Steady-state nucleosynthesis throughout the Galaxy

The measurement and astrophysical interpretation of characteristic $\gamma$-ray lines from nucleosynthesis was one of the prominent science goals of the INTEGRAL mission and in particular its spectrometer SPI. Emission from ${}^{26}$Al and from ${}^{60}$Fe decay lines, due to their My decay times, originates from accumulated ejecta of nucleosynthesis sources, and appears diffuse in nature. ${}^{26}$Al and ${}^{60}$Fe are believed to originate mostly from massive star clusters.
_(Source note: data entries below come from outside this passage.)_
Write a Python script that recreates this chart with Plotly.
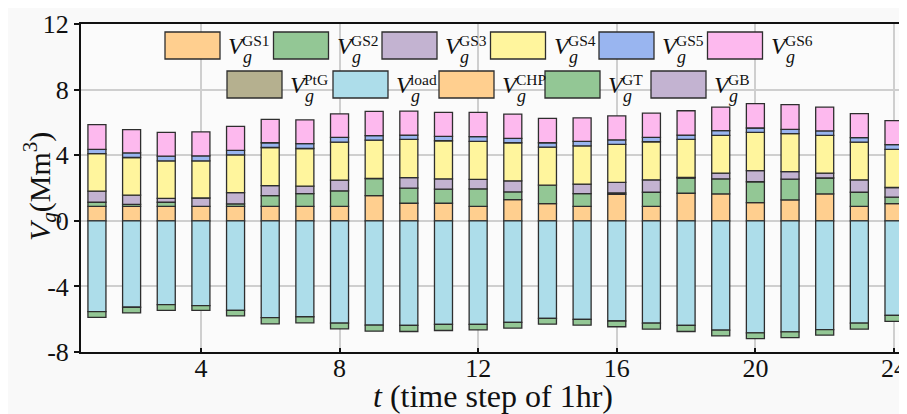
import plotly.graph_objects as go

t = list(range(1, 25))

GS1 = [0.88, 0.88, 0.88, 0.88, 0.88, 0.88, 0.88, 0.88, 1.54, 1.07, 1.07, 0.88,
       1.29, 1.05, 0.88, 1.62, 0.88, 1.68, 1.64, 1.11, 1.27, 1.64, 0.88, 1.05]
GS2 = [0.25, 0.12, 0.25, 0.0, 0.15, 0.66, 0.78, 0.95, 1.04, 0.92, 0.86, 1.07,
       0.47, 1.12, 0.78, 0.08, 0.86, 0.93, 0.92, 1.27, 1.27, 0.97, 0.86, 0.39]
GS3 = [0.68, 0.56, 0.24, 0.51, 0.69, 0.61, 0.45, 0.65, 0.0, 0.64, 0.63, 0.57,
       0.68, 0.0, 0.58, 0.64, 0.76, 0.04, 0.35, 0.68, 0.46, 0.30, 0.76, 0.59]
GS4 = [2.29, 2.30, 2.28, 2.26, 2.30, 2.32, 2.30, 2.32, 2.34, 2.33, 2.32, 2.32,
       2.32, 2.32, 2.33, 2.32, 2.32, 2.31, 2.30, 2.33, 2.31, 2.30, 2.30, 2.32]
GS5 = [0.25, 0.28, 0.29, 0.31, 0.27, 0.29, 0.29, 0.29, 0.27, 0.27, 0.27, 0.29,
       0.27, 0.27, 0.27, 0.28, 0.27, 0.27, 0.29, 0.27, 0.27, 0.27, 0.27, 0.29]
GS6 = [1.52, 1.42, 1.45, 1.46, 1.47, 1.43, 1.45, 1.43, 1.48, 1.46, 1.46, 1.48,
       1.47, 1.48, 1.44, 1.46, 1.47, 1.48, 1.43, 1.48, 1.50, 1.45, 1.47, 1.47]
PtG = [0.0] * 24
LOAD = [-5.54, -5.27, -5.11, -5.17, -5.46, -5.91, -5.85, -6.24, -6.36, -6.38, -6.32, -6.32,
        -6.19, -5.95, -6.01, -6.11, -6.24, -6.38, -6.67, -6.83, -6.77, -6.63, -6.24, -5.77]
CHP = [0.0] * 24
GT = [-0.35, -0.35, -0.35, -0.29, -0.34, -0.37, -0.37, -0.35, -0.37, -0.37, -0.37, -0.33,
      -0.35, -0.35, -0.35, -0.35, -0.37, -0.37, -0.35, -0.35, -0.35, -0.34, -0.37, -0.36]
GB = [0.0] * 24

x_ticks = [4, 8, 12, 16, 20, 24]
y_ticks = [-8, -4, 0, 4, 8, 12]

C_ORANGE = "#FFCF8F"
C_GREEN = "#93C795"
C_PURPLE = "#C3B3D1"
C_YELLOW = "#FFF59D"
C_BLUE = "#99B5F0"
C_PINK = "#FDB9EE"
C_OLIVE = "#B5B08F"
C_LBLUE = "#ADDDEA"

series = [
    ("GS1", GS1, C_ORANGE), ("GS2", GS2, C_GREEN), ("GS3", GS3, C_PURPLE),
    ("GS4", GS4, C_YELLOW), ("GS5", GS5, C_BLUE), ("GS6", GS6, C_PINK),
    ("PtG", PtG, C_OLIVE), ("load", LOAD, C_LBLUE), ("CHP", CHP, C_ORANGE),
    ("GT", GT, C_GREEN), ("GB", GB, C_PURPLE),
]

FONT = "Liberation Serif, Times New Roman, serif"
EDGE = "#2e2e2e"

fig = go.Figure()
for name, vals, col in series:
    fig.add_trace(go.Bar(
        x=t, y=[v if v != 0 else None for v in vals], name=name,
        width=0.52, marker=dict(color=col, line=dict(color=EDGE, width=1.3)),
        showlegend=False,
    ))

# page body has an 8px margin: the figure starts at (8, 8) in the window
OFF = 8
W, H = 907 - OFF, 414 - OFF
# plot-area edges, in window pixels
L, R, T, B = 81, 907, 24, 352


def px(xp):
    return (xp - L) / (R - L)


def py(yp):
    return (B - yp) / (B - T)


shapes = []
annotations = []
rows = [
    (series[0:6], 165, 108.5, 32),
    (series[6:11], 227, 106.0, 71),
]
for items, x0, step, ytop in rows:
    for i, (name, _, col) in enumerate(items):
        sx = x0 + step * i
        shapes.append(dict(type="rect", xref="paper", yref="paper",
                           x0=px(sx), x1=px(sx + 55), y0=py(ytop + 27), y1=py(ytop),
                           fillcolor=col, line=dict(color=EDGE, width=1.3), layer="above"))
        annotations.append(dict(xref="paper", yref="paper", x=px(sx + 61), y=py(ytop + 14),
                                text="<i>V</i>", showarrow=False, xanchor="left", yanchor="middle",
                                font=dict(family=FONT, size=24, color="#111")))
        annotations.append(dict(xref="paper", yref="paper", x=px(sx + 75), y=py(ytop + 8),
                                text=name, showarrow=False, xanchor="left", yanchor="middle",
                                font=dict(family=FONT, size=15.5, color="#111")))
        annotations.append(dict(xref="paper", yref="paper", x=px(sx + 76), y=py(ytop + 25),
                                text="<i>g</i>", showarrow=False, xanchor="left", yanchor="middle",
                                font=dict(family=FONT, size=18, color="#111")))

annotations.append(dict(xref="paper", yref="paper", x=px(39), y=py(187), textangle=-90,
                        text="<i>V</i><sub><i>g</i></sub>(Mm<sup>3</sup>)", showarrow=False,
                        xanchor="center", yanchor="middle",
                        font=dict(family=FONT, size=30, color="#111")))
annotations.append(dict(xref="paper", yref="paper", x=px(493), y=py(396),
                        text="<i>t</i> (time step of 1hr)", showarrow=False,
                        xanchor="center", yanchor="middle",
                        font=dict(family=FONT, size=32, color="#111")))

fig.update_layout(
    width=W, height=H,
    margin=dict(l=L - OFF, r=(W + OFF) - R, t=T - OFF, b=(H + OFF) - B),
    barmode="relative",
    paper_bgcolor="#f9f9f9",
    plot_bgcolor="#fbfbfb",
    font=dict(family=FONT, color="#111"),
    shapes=shapes,
    annotations=annotations,
    showlegend=False,
)
fig.update_xaxes(
    range=[0.54, 24.375], tickvals=x_ticks, ticktext=[str(v) for v in x_ticks],
    showgrid=True, gridcolor="#cfcfcf", gridwidth=2,
    showline=True, linecolor="#111", linewidth=2, mirror=True,
    ticks="inside", ticklen=4, tickcolor="#111", tickwidth=2,
    tickfont=dict(family=FONT, size=26, color="#111"),
    ticklabeloverflow="allow", ticklabelstandoff=-8,
    zeroline=False,
)
fig.update_yaxes(
    range=[-8, 12], tickvals=y_ticks, ticktext=[str(v) for v in y_ticks],
    showgrid=True, gridcolor="#cfcfcf", gridwidth=2,
    showline=True, linecolor="#111", linewidth=2, mirror=False,
    ticks="outside", ticklen=5, tickcolor="#111", tickwidth=1.5,
    tickfont=dict(family=FONT, size=26, color="#111"),
    zeroline=False,
)

fig.write_html("out.html")
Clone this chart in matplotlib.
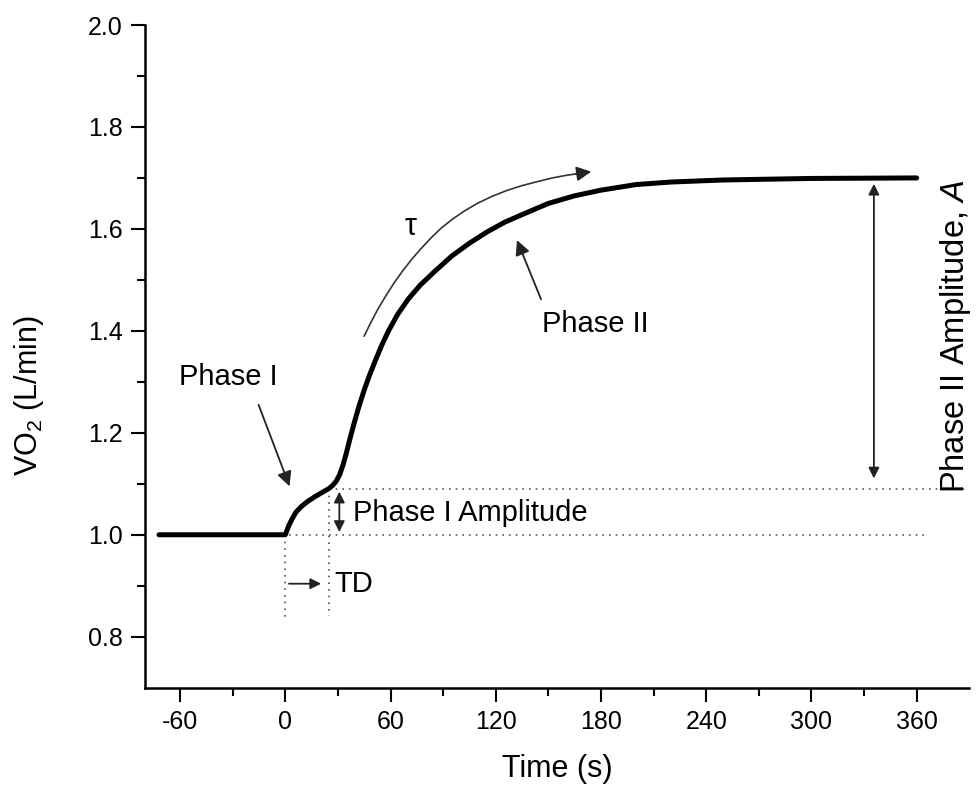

The radioactive decay $\gamma$-ray observations open an interesting window to trace the fate and flow of nucleosynthesis ejecta, after they have left the immediate sources and their birth sites, and on their path to mix with ambient interstellar gas. The ${}^{26}$Al emission image obtained with INTEGRAL confirms earlier findings of clumpiness and an extent along the entire plane of the Galaxy, supporting its origin from massive-star groups. INTEGRAL spectroscopy resolved the line and found Doppler broadenings and systematic shifts with longitude, originating from large-scale galactic rotation. But an excess velocity of  200 km s⁻¹ suggests that ${}^{26}$Al decays preferentially within large superbubbles that extend in forward directions between spiral arms. The detection of ${}^{26}$Al line emission from the nearby Orion clusters in the Eridanus superbubble supports this interpretation. Positrons from $\beta$⁺ decays of ${}^{26}$Al and other nucleosynthesis ejecta have been found to not explain the morphology of positron annihilation $\gamma$-rays at 511 keV that have been measured by INTEGRAL. The ${}^{60}$Fe signal measured by INTEGRAL is diffuse but too weak for an imaging interpretation, an origin from point-like/concentrated sources is excluded. The ${}^{26}$Al /${}^{60}$Fe ratio is constrained to a range 0.2–0.4. Beyond improving precision of these results, diffuse nucleosynthesis contributions from novae (through ²²Na radioactivity) and from past neutron star mergers in our Galaxy (from r-process radioactivity) are exciting new prospects for the remaining mission extensions.